Note: Industry jargons such as ‘High-Beat’ and ‘Low-Beat’ are used to classify movements, but definitions are not standardized, though here we attempt to categorise them. This list is also non-exhaustive as there exists several exotic pieces whose beat exceed conventional norms. We will also omit the Grand Seiko Spring Drive since it does not have a beat rate, but the seconds hands glide absolutely smoothly, with no steps. But, we highly recommend you give our feature article on Spring Drive a read here.


Concerning slow and fast beats


Let’s begin with the basics…

All mechanical movements work on the principle of precision math and physics. A fully-wound mainspring stores energy and acts as the main power source. As this spring unwinds its force is regulated via a series of gears, released slowly to drive the balance wheel, essentially a weighted wheel which oscillates back and forth at a constant rate. A device known as an escapement then converts this movement into useful rotation which drives the hands.


A simplified diagram of a watch movement. 4 essential parts. Picture Credit: Bidle Lt, YouTube


A single swing (in either direction) of the balance wheel produces one vibration, or semi-oscillation. Hence a swing both ways produces a single oscillation. The frequency of a watch movement can be expressed in Hertz (Hz) or in beats per hour (bph). The number of Hertz is the oscillations per second. Multiplied by 2 will derive beats per second. A further multiplication of 3,600 (number of seconds per hour) will result in beats per hour. Using this formula, a watch oscillating at 18,000 bph makes 5 beats per second and runs at 2.5 Hz. Geeky? – yes. But rather logical. So far, so good.

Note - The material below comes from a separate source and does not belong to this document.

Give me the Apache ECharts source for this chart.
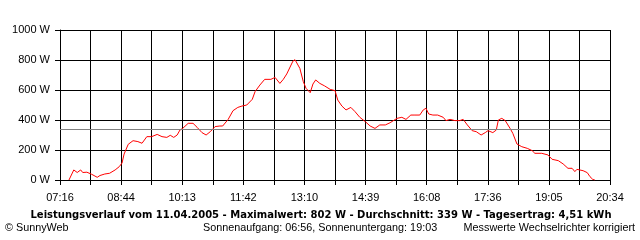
<!DOCTYPE html>
<html>
<head>
<meta charset="utf-8">
<script src="https://cdn.jsdelivr.net/npm/echarts@6/dist/echarts.min.js"></script>
<style>html,body{margin:0;padding:0;background:#fff;}#c{width:640px;height:240px;}</style>
</head>
<body>
<div id="c"></div>
<script>
const times = ["07:29","07:36","07:41","07:46","07:49","07:55","08:02","08:10","08:14","08:21","08:28","08:36","08:42","08:46","08:49","08:55","09:02","09:09","09:15","09:22","09:29","09:37","09:44","09:51","09:56","10:01","10:06","10:10","10:14","10:22","10:29","10:35","10:42","10:48","10:54","11:01","11:08","11:12","11:20","11:27","11:34","11:40","11:47","11:55","11:59","12:06","12:13","12:22","12:28","12:35","12:40","12:45","12:54","12:57","13:04","13:09","13:13","13:19","13:23","13:27","13:33","13:40","13:48","13:55","13:59","14:05","14:11","14:18","14:24","14:31","14:39","14:46","14:53","15:00","15:08","15:15","15:25","15:32","15:38","15:45","15:51","15:58","16:03","16:07","16:11","16:17","16:24","16:32","16:36","16:42","16:49","16:56","17:01","17:07","17:14","17:20","17:27","17:33","17:37","17:44","17:49","17:52","17:57","18:02","18:09","18:13","18:19","18:26","18:34","18:41","18:45","18:55","19:04","19:10","19:19","19:26","19:33","19:39","19:43","19:46","19:55","20:01","20:05","20:09","20:12"];
const watts = [0,67,50,67,50,52,38,18,30,40,45,67,89,113,173,238,262,256,245,289,289,304,289,284,298,284,300,333,344,378,378,351,316,300,322,356,360,360,404,462,484,493,500,538,589,633,671,671,684,644,671,707,793,802,744,656,611,582,640,667,644,627,604,596,533,493,467,484,456,418,389,360,344,367,367,382,411,418,404,433,433,433,467,478,440,433,433,418,396,404,396,396,404,367,329,322,300,316,329,316,333,400,411,396,344,311,240,222,211,196,178,178,167,138,129,107,78,78,56,71,62,49,22,4,0];
const tickLabels = ["07:16","08:44","10:13","11:42","13:10","14:39","16:08","17:36","19:05","20:34"];
const average = 339;
const yTicks = [0,200,400,600,800,1000];
const titleText = "Leistungsverlauf vom 11.04.2005 - Maximalwert: 802 W - Durchschnitt: 339 W - Tagesertrag: 4,51 kWh";
const footLeft = "© SunnyWeb";
const footMid = "Sonnenaufgang: 06:56, Sonnenuntergang: 19:03";
const footRight = "Messwerte Wechselrichter korrigiert";

const START = 7*3600 + 16*60;      // 07:16
const END = 20*3600 + 34*60;       // 20:34
const STEP = (END - START) / 18;   // grid step in seconds
function toSec(s){ const p = s.split(':'); return (+p[0])*3600 + (+p[1])*60 - START; }
const data = times.map((t,i)=>[toSec(t), watts[i]]);

const chart = echarts.init(document.getElementById('c'), null, {renderer:'canvas'});
const font = 'Liberation Sans, Arial, sans-serif';
chart.setOption({
  animation:false,
  backgroundColor:'#fff',
  grid:{left:60,right:30,top:30,bottom:60,containLabel:false},
  title:[
    {text:titleText,left:321,textAlign:'center',top:210,textStyle:{fontFamily:'DejaVu Sans',fontWeight:'bold',fontSize:10,color:'#000'},padding:0},
    {text:footLeft,left:5,top:223,textStyle:{fontFamily:font,fontWeight:'normal',fontSize:10.8,color:'#000'},padding:0},
    {text:footMid,left:203,top:223,textStyle:{fontFamily:font,fontWeight:'normal',fontSize:10.8,color:'#000'},padding:0},
    {text:footRight,right:5,top:223,textStyle:{fontFamily:font,fontWeight:'normal',fontSize:10.8,color:'#000'},padding:0}
  ],
  xAxis:{
    type:'value',min:0,max:END-START,interval:STEP,
    axisLine:{show:true,lineStyle:{color:'#000',width:1}},
    axisTick:{show:true,length:5,lineStyle:{color:'#000'}},
    splitLine:{show:true,lineStyle:{color:'#000',width:1}},
    axisLabel:{margin:12,fontFamily:font,fontSize:11,color:'#000',showMaxLabel:true,showMinLabel:true,
      formatter:function(v){const i=Math.round(v/STEP); return i%2===0 ? tickLabels[i/2] : '';}}
  },
  yAxis:{
    type:'value',min:yTicks[0],max:yTicks[yTicks.length-1],interval:yTicks[1]-yTicks[0],
    axisLine:{show:true,lineStyle:{color:'#000',width:1}},
    axisTick:{show:true,length:5,lineStyle:{color:'#000'}},
    splitLine:{show:true,lineStyle:{color:'#000',width:1}},
    axisLabel:{margin:10,fontFamily:font,fontSize:11,color:'#000',formatter:function(v){return v+' W';}}
  },
  series:[{
    type:'line',data:data,showSymbol:false,symbol:'none',
    lineStyle:{color:'#ff0000',width:1},
    markLine:{silent:true,symbol:['none','none'],label:{show:false},
      lineStyle:{color:'#808080',type:'solid',width:1},
      data:[{yAxis:average}]}
  }]
});
</script>
</body>
</html>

For a clearer picture, check out our videos of watches in slow motion here.


Low-Beat? High-Beat?

In general, there are four “industry-standard” movement speeds: 18,000, 21,600, 28,800 and 36,000 bph. The former 2 can be classified as low-beat, whilst the latter is considered high-beat.

Early watches were typically fitted with low-beat movements, running at 2.5 Hz (18,000 bph) or 3 Hz (21,600 bph); an average among manufacturers across the board. This is partly due to a lack of material and lubricant technologies which prohibited a higher beat rate from going mainstream. Still, one major benefit of low-beat timepieces is their overall reliability: a slower balance wheel would produce less friction and wear of individual components, prolonging the life of the watch. It also allows for a longer power reserve, because it uses less energy. However, in theory the movement is also more sensitive to external disturbance from daily wear which results in timing errors and damage. That said, in practice, we do not find any evidence which suggests a co-relation between lower frequency and accuracy. When regulated properly, a low-beat movement will easily pass COSC tests (for example, the Grand Seiko chronometer-grade caliber 3180).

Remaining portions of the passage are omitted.